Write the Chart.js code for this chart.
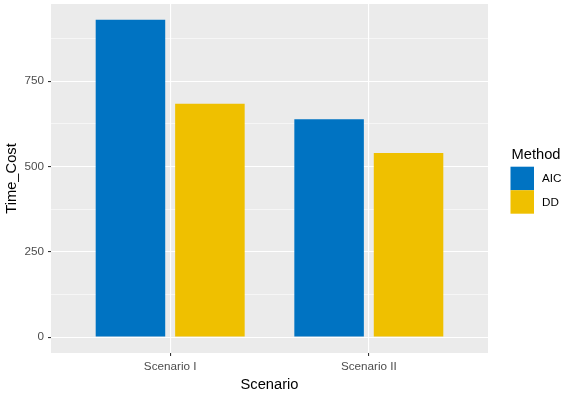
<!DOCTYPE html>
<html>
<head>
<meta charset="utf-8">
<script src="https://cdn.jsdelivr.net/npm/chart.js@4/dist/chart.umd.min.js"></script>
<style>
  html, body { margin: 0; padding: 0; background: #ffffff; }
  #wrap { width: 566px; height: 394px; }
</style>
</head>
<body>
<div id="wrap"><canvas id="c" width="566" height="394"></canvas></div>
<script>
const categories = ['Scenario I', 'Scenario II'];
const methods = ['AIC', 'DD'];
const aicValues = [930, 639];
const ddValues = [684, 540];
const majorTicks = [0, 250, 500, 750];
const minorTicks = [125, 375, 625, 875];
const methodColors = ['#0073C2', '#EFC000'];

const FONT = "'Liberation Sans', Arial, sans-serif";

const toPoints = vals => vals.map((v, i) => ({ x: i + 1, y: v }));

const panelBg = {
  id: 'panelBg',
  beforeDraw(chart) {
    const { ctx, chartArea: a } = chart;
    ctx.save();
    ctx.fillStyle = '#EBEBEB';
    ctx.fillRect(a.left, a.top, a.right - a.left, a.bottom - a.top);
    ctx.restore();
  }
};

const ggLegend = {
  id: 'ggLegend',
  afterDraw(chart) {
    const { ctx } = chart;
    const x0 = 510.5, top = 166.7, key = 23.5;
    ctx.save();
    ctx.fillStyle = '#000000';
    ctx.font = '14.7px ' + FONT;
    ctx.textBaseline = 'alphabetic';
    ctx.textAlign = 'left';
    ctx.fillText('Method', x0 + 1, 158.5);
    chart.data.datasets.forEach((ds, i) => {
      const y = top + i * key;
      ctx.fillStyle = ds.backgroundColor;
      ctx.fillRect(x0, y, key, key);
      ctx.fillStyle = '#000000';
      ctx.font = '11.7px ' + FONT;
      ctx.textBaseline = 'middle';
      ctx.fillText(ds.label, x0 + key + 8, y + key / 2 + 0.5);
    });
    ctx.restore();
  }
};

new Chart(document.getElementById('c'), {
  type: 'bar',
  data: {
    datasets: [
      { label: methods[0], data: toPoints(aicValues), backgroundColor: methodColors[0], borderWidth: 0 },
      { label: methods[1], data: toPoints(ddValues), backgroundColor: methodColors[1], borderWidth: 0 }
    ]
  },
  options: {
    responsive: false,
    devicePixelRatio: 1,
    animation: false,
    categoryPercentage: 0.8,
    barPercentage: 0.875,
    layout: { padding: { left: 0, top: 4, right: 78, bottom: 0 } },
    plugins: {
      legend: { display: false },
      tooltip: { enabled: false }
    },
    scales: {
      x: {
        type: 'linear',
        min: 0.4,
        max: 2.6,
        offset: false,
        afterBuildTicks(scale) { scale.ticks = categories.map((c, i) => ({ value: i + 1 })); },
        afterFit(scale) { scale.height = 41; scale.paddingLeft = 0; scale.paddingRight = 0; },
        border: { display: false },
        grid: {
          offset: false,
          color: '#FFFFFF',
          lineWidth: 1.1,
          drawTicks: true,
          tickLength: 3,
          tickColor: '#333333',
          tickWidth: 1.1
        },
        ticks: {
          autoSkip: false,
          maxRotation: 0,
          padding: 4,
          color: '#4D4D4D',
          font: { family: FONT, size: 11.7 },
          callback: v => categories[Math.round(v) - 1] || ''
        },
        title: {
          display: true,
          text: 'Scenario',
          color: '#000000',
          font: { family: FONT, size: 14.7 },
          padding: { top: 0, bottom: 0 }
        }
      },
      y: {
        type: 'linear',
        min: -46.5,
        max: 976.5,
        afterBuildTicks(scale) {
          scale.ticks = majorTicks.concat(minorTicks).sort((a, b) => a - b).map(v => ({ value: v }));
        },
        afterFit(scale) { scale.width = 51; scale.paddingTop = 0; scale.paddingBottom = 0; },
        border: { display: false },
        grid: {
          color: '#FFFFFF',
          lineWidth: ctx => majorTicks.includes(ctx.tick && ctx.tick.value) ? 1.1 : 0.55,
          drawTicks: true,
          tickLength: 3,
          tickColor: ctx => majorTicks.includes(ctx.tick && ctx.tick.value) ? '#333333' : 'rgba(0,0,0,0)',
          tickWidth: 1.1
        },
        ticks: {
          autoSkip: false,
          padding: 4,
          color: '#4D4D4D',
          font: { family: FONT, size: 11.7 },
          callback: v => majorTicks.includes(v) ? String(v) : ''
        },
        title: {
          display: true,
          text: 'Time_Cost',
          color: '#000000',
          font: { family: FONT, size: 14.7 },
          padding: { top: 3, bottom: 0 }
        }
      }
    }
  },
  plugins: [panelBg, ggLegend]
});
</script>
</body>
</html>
——————————
**Exercise description**:
Print the full listing exactly, dropping the pictures.

**Answer to this problem**:
Write the Chart.js code for this chart.
<!DOCTYPE html>
<html>
<head>
<meta charset="utf-8">
<script src="https://cdn.jsdelivr.net/npm/chart.js@4/dist/chart.umd.min.js"></script>
<style>
  html, body { margin: 0; padding: 0; background: #ffffff; }
  #wrap { width: 566px; height: 394px; }
</style>
</head>
<body>
<div id="wrap"><canvas id="c" width="566" height="394"></canvas></div>
<script>
const categories = ['Scenario I', 'Scenario II'];
const methods = ['AIC', 'DD'];
const aicValues = [930, 639];
const ddValues = [684, 540];
const majorTicks = [0, 250, 500, 750];
const minorTicks = [125, 375, 625, 875];
const methodColors = ['#0073C2', '#EFC000'];

const FONT = "'Liberation Sans', Arial, sans-serif";

const toPoints = vals => vals.map((v, i) => ({ x: i + 1, y: v }));

const panelBg = {
  id: 'panelBg',
  beforeDraw(chart) {
    const { ctx, chartArea: a } = chart;
    ctx.save();
    ctx.fillStyle = '#EBEBEB';
    ctx.fillRect(a.left, a.top, a.right - a.left, a.bottom - a.top);
    ctx.restore();
  }
};

const ggLegend = {
  id: 'ggLegend',
  afterDraw(chart) {
    const { ctx } = chart;
    const x0 = 510.5, top = 166.7, key = 23.5;
    ctx.save();
    ctx.fillStyle = '#000000';
    ctx.font = '14.7px ' + FONT;
    ctx.textBaseline = 'alphabetic';
    ctx.textAlign = 'left';
    ctx.fillText('Method', x0 + 1, 158.5);
    chart.data.datasets.forEach((ds, i) => {
      const y = top + i * key;
      ctx.fillStyle = ds.backgroundColor;
      ctx.fillRect(x0, y, key, key);
      ctx.fillStyle = '#000000';
      ctx.font = '11.7px ' + FONT;
      ctx.textBaseline = 'middle';
      ctx.fillText(ds.label, x0 + key + 8, y + key / 2 + 0.5);
    });
    ctx.restore();
  }
};

new Chart(document.getElementById('c'), {
  type: 'bar',
  data: {
    datasets: [
      { label: methods[0], data: toPoints(aicValues), backgroundColor: methodColors[0], borderWidth: 0 },
      { label: methods[1], data: toPoints(ddValues), backgroundColor: methodColors[1], borderWidth: 0 }
    ]
  },
  options: {
    responsive: false,
    devicePixelRatio: 1,
    animation: false,
    categoryPercentage: 0.8,
    barPercentage: 0.875,
    layout: { padding: { left: 0, top: 4, right: 78, bottom: 0 } },
    plugins: {
      legend: { display: false },
      tooltip: { enabled: false }
    },
    scales: {
      x: {
        type: 'linear',
        min: 0.4,
        max: 2.6,
        offset: false,
        afterBuildTicks(scale) { scale.ticks = categories.map((c, i) => ({ value: i + 1 })); },
        afterFit(scale) { scale.height = 41; scale.paddingLeft = 0; scale.paddingRight = 0; },
        border: { display: false },
        grid: {
          offset: false,
          color: '#FFFFFF',
          lineWidth: 1.1,
          drawTicks: true,
          tickLength: 3,
          tickColor: '#333333',
          tickWidth: 1.1
        },
        ticks: {
          autoSkip: false,
          maxRotation: 0,
          padding: 4,
          color: '#4D4D4D',
          font: { family: FONT, size: 11.7 },
          callback: v => categories[Math.round(v) - 1] || ''
        },
        title: {
          display: true,
          text: 'Scenario',
          color: '#000000',
          font: { family: FONT, size: 14.7 },
          padding: { top: 0, bottom: 0 }
        }
      },
      y: {
        type: 'linear',
        min: -46.5,
        max: 976.5,
        afterBuildTicks(scale) {
          scale.ticks = majorTicks.concat(minorTicks).sort((a, b) => a - b).map(v => ({ value: v }));
        },
        afterFit(scale) { scale.width = 51; scale.paddingTop = 0; scale.paddingBottom = 0; },
        border: { display: false },
        grid: {
          color: '#FFFFFF',
          lineWidth: ctx => majorTicks.includes(ctx.tick && ctx.tick.value) ? 1.1 : 0.55,
          drawTicks: true,
          tickLength: 3,
          tickColor: ctx => majorTicks.includes(ctx.tick && ctx.tick.value) ? '#333333' : 'rgba(0,0,0,0)',
          tickWidth: 1.1
        },
        ticks: {
          autoSkip: false,
          padding: 4,
          color: '#4D4D4D',
          font: { family: FONT, size: 11.7 },
          callback: v => majorTicks.includes(v) ? String(v) : ''
        },
        title: {
          display: true,
          text: 'Time_Cost',
          color: '#000000',
          font: { family: FONT, size: 14.7 },
          padding: { top: 3, bottom: 0 }
        }
      }
    }
  },
  plugins: [panelBg, ggLegend]
});
</script>
</body>
</html>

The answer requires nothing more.